The last two months’ recovery has sent the S&P 500 Index up about 15% from its June low. As enticing as this rally has been, however, Morgan Stanley’s Global Investment Committee remains convinced that it is still no more than a bear-market rally.

It’s not unusual for stocks to rally during a bear market

“Rallies have occurred in just about every bear market of the past 95 years, with gains averaging 18% before a downward slide resumes. In comparison, the current rally has gained about 15% so far. That may seem like a bull market that is gathering steam, but given the historical context, we may not be out of the woods yet.”  

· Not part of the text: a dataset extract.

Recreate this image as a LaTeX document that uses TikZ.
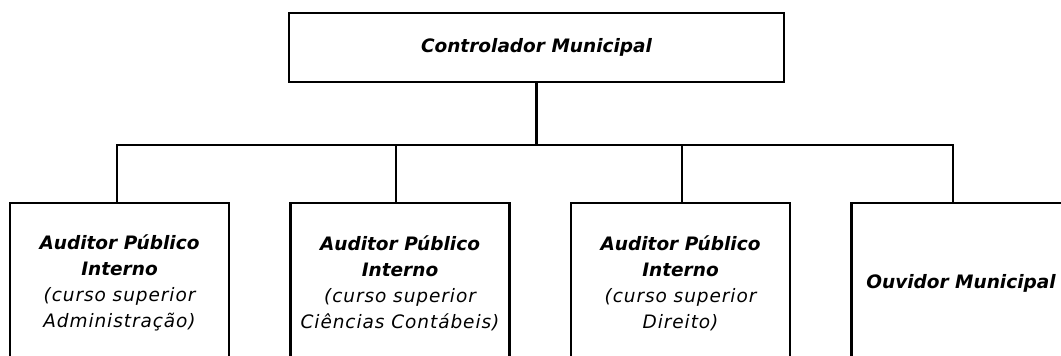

Bond and currency markets anticipate further rate hikes

“While stock investors continue to hope that the Fed will soon reverse its rate-hike program, Fed fund futures imply that the central bank will continue to raise rates for longer. Global currency markets appear to agree, with the US dollar still close to the 20-year high it reached recently.”

Stocks look expensive

“Valuations have re-inflated, with the market’s forward price/earnings ratio now at 18.7. Meanwhile, the equity risk premium is around 2.6 percentage points. That’s about one whole point lower than the 13-year average. Such valuation concerns wouldn’t be so troubling if it weren’t for the fact that current pricing seems based on unrealistic earnings estimates. While US consumers are still spending and the labor market remains strong, leading economic indicators suggest a slowing in growth that may challenge profit estimates.”